The two hairstylists are among 190,000 Ukrainians who have immigrated to Canada in the last year after the Russian invasian in February 2022. Shyshkina was travelling in France as a theatre hairstylist when the war broke out. Finding she had become a refugee, she took up an invitation from a Ukrainian friend who had already settled in Maple Ridge.
She came to B.C. in June with about 2,000 euros on her.
“We all believed, ‘OK, two or three months and [the war] will be finished,’” she said. “And now it’s been a year and it’s not ended. I guess we all feel helpless and useless. But my point is, I want a better life for me and a better life for my family.”
Udovyehenko was also out of the country when war with Russia erupted. After landing a job as a hairstylist on a cruise ship, she was in Turkey when the war broke out. “I was lucky,” she said.

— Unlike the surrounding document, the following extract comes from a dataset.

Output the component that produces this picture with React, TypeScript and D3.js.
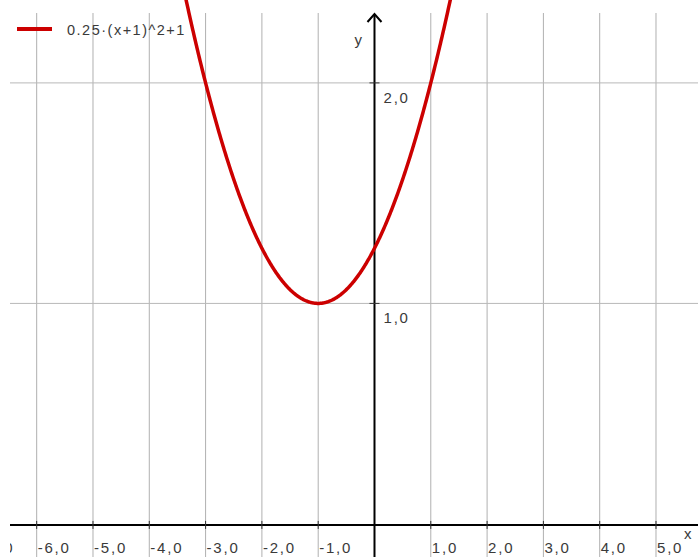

Udovyehenko said she was attracted to Canada’s political stability and the fact that it’s a land of immigrants. So far, she finds a smaller city like New Westminster more relaxed than the fast pace of big-city Kyiv.
While Shyshkina misses her family, her friends, and her dogs in Kyiv, she said she’s happy to have a fellow Ukrainian co-worker by her side.
“We support each other a lot, “she said. “She’s only been here a month, so I try to help her with what I know about the country.”
Udovyehenko said she believes the war in Ukraine is a representation of freedom against tyranny to the rest of the world. “It’s about a world-system, not just about Ukraine and Russia.”